Son günlerde Türkiye pazarının ana başlığı malum; ÖTV artışı.
Çoğu yerde “düzenleme” adı altında geçse de uzun yıllardır bu kelimenin aslında “zam” anlamına geldiğini biliyoruz.
Son düzenleme de tahmin edildiği gibi hiçbir aracın fiyatını düşürmediği gibi zaten adil olmayan sistemi biraz daha adaletsiz kılacak gibi görünüyor.
Geçtiğimiz yıllarda olduğu gibi zammın söylentisi bile otomobil fiyatlarında oynamalara neden olmaya başladı. Sıfır araçlarda fiyat artışları henüz gerçekleşmese de 2. el pazarı duruma hemen adapte oldu.
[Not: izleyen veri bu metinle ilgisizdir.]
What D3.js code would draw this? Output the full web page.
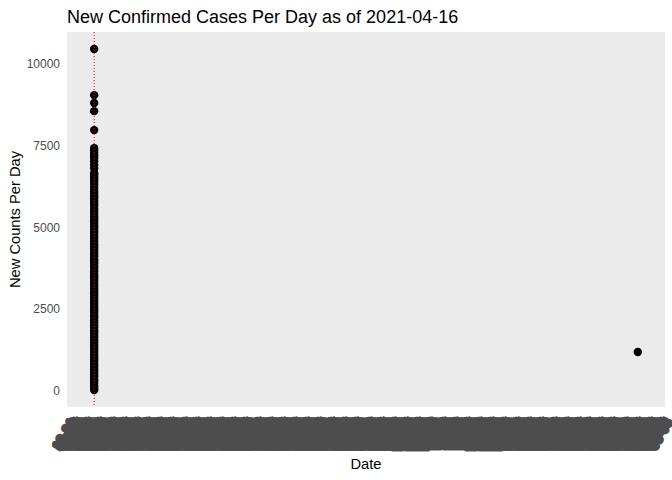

Durum böyle olunca otomotiv devlerinin yöneticilerinden beklenen açıklamalar da gelmeye başladı. Bizleri bekleyen tablo çok karamsar olsa da firmalardan gelen bültenlerin, durumun vahametini tam olarak aktarmadıkları görülebiliyor.
Hatırlarsanız zamanında 1.6-2.0 litre ve 2.0 üzeri hacimlere sahip motorlarla donatılmış otomobillerin vergileri artırılırken en alt kademeye dokunulmayacağı belirtilmiş, açıklama üzerinden geçen aylardaysa ÖTV %34’ten %45’e yükseltilmişti. Şimdi de sadece belli fiyatın üzerinde yer alan otomobillerin etkileneceği belirtilen vergi artışında olayın bu kadar kolay özetlenemeyeceği açık.
Özellikle, son yıllarda çok popüler olan C segmentinde bazı araçların ÖTV oranı, bir üst donanım paketi alındığında birden %45’ten %74’e fırlayacağından arada oluşan uçurumu bir şekilde kapamaya çalışacak olan şirketler alt versiyonların fiyatlarında da oynama yapacaktır.
Bir diğer kötü haber döviz fiyatındaki artış veya diğer adıyla Türk Lirası’nın değer kaybetmesi, son bir ayda %10 gibi bir maliyet bindirimine neden oldu. Şu sıralar üreticiler bu artışı fiyatlarına yansıtmasalar da yeni yılla birlikte oynamalar yaşanacağı aşikar. İşin içerisine bir de ÖTV üzerine eklenen KDV girince zamların oranı bir anda inanılmaz seviyelere çıkacak.
Bütün bu olumsuzluklar düşünülünce otomobil satın almak için daha iyi bir zaman olmadığı görülebiliyor. Şu anda 100.000 TL fiyata satılan bir aracın iki aya kadar 120.000 TL’ye alıcı bekleyecek olması potansiyel müşterilerin ellerini çabuk tutmaları gerektiğini gösteriyor.
2017 yılında otomobiller üzerinden 19.9 Milyar TL ÖTV tahsil edilmesi planlanırken vergi artışı ve döviz durumunun satışları ne derece düşüreceği tahmin edildi mi bilemiyorum fakat bu gidişle, zaten çoğunluğu kiralık otomobillerden oluşan araç parkımızın kimseyi otomobil sahibi olmaya itmeyeceği bir gerçek.